The 119 MW of long-duration storage reported this year came from two contracts approved in early 2022 by California Community Power, a joint powers agency representing nine CCAs. One contract is with REV Renewables for 69 MW at the company’s Tumbleweed project in Kern County. The other is for 50 MW at Onward Energy’s Goal Line project in Escondido. The lithium-ion battery projects will have an eight-hour discharge duration.

Another addition to this year’s list was demand response, which accounted for 23 MW of the power purchases.

In addition, geothermal power procurement increased this year to 287 MW, up from 14 MW as of November 2021. In one of the agreements, announced in May, Fervo Energy will supply 40 MW of geothermal power to East Bay Community Energy from a project in Churchill County, Nevada.

In April, Ormat Technologies announced an agreement with Peninsula Clean Energy to buy 26 MW of energy from the company’s Heber 2 geothermal facility in Imperial Valley, California.

RPS Requirements

Community choice aggregators are nonprofit providers of energy within the territory of investor-owned utilities. Customers who choose to buy power from a CCA still receive transmission and distribution service from the IOU.

This year, CCAs served about a third of the load in the territories of the state’s three primary IOUs, CalCCA said. That figure is expected to increase to 36% in 2023.

And according to the California Public Utilities Commission, CCAs are playing “an increasingly significant role” in meeting state and local greenhouse gas reduction goals.

CalCCA said that the long-term contracts for clean energy are helping the CCAs meet requirements of the state’s renewables portfolio standard (RPS).

In 2021, CCAs achieved an RPS percentage of 50%, when considered in aggregate, the CPUC said in an annual RPS report released this month.
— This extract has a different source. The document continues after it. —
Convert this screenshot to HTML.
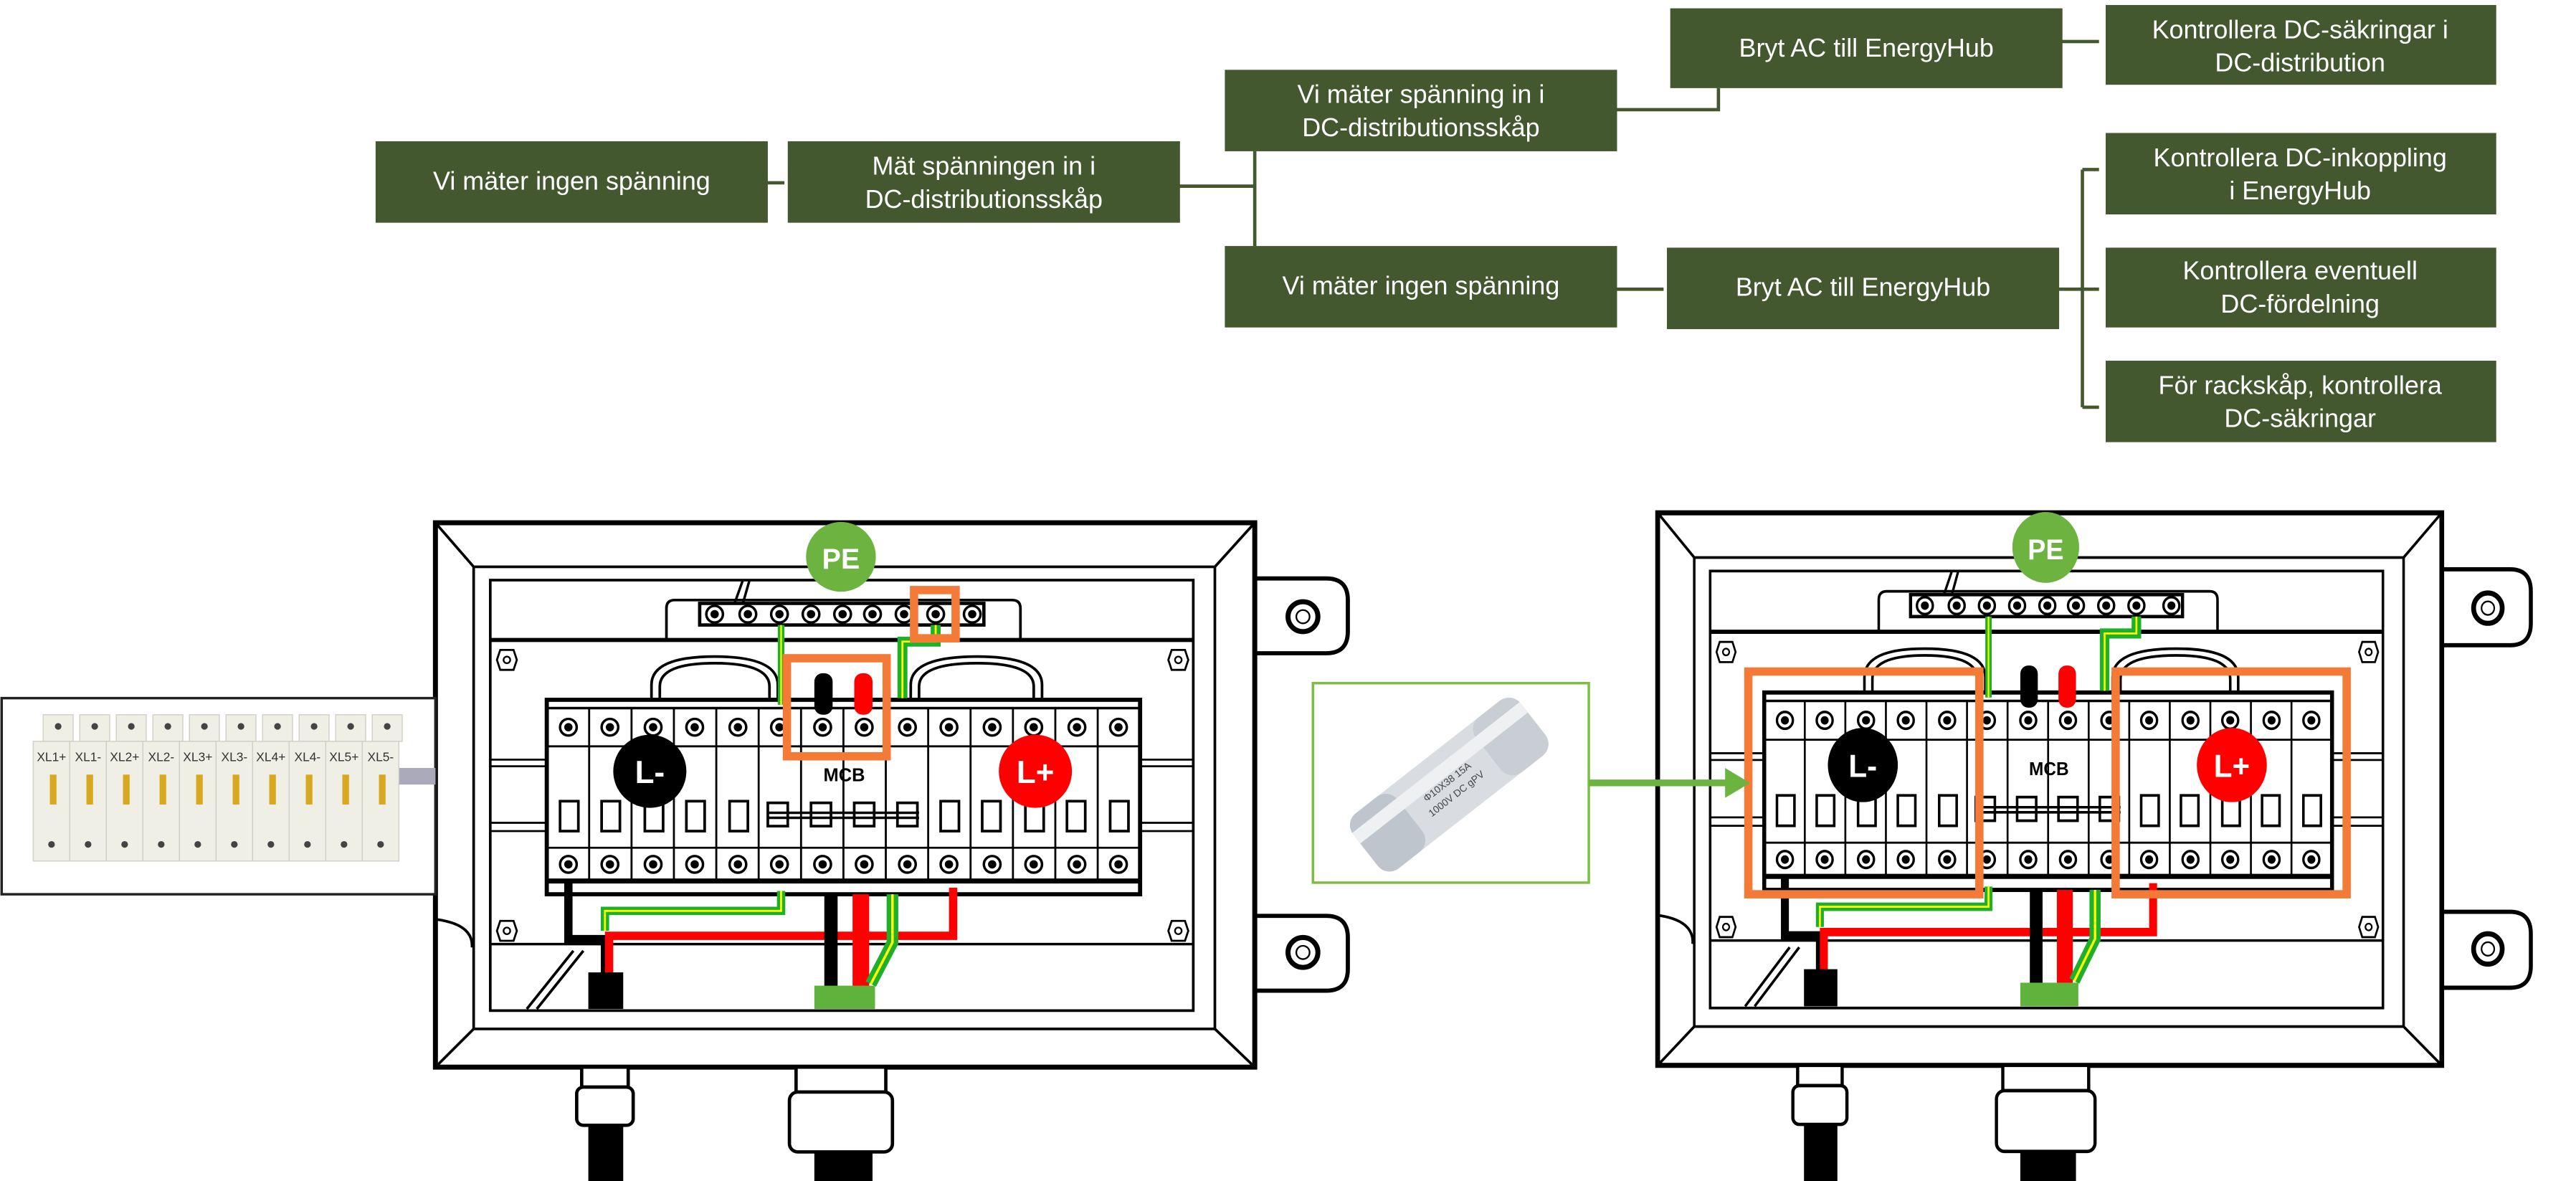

That’s well above the 44% RPS requirement for the 2021-2024 compliance period.

“The CCAs’ generation has increased to keep pace with RPS requirements through 2023, even exceeding the 2023 forecasted target,” CPUC said in the report.

But current forecasts show online generation starting to drop in 2024 for 16 of the 25 CCAs, the report said. Considered in aggregate, the RPS percentage is projected to drop to 41% in 2024. CPUC said that’s due to expiring contracts and the launch of new CCAs that have little to no RPS procurement.

The RPS target grows to 60% in 2030, and most CCAs will need more renewable resources, CPUC said.

Another RPS requirement is that 65% of procurement should come from long-term contracts, considered to be 10 years or longer.

All the CCAs are expected to meet the long-term procurement requirement for the 2017-2020 compliance period, CPUC said. And most have met, or are close to meeting, the long-term procurement requirement for 2021-2024.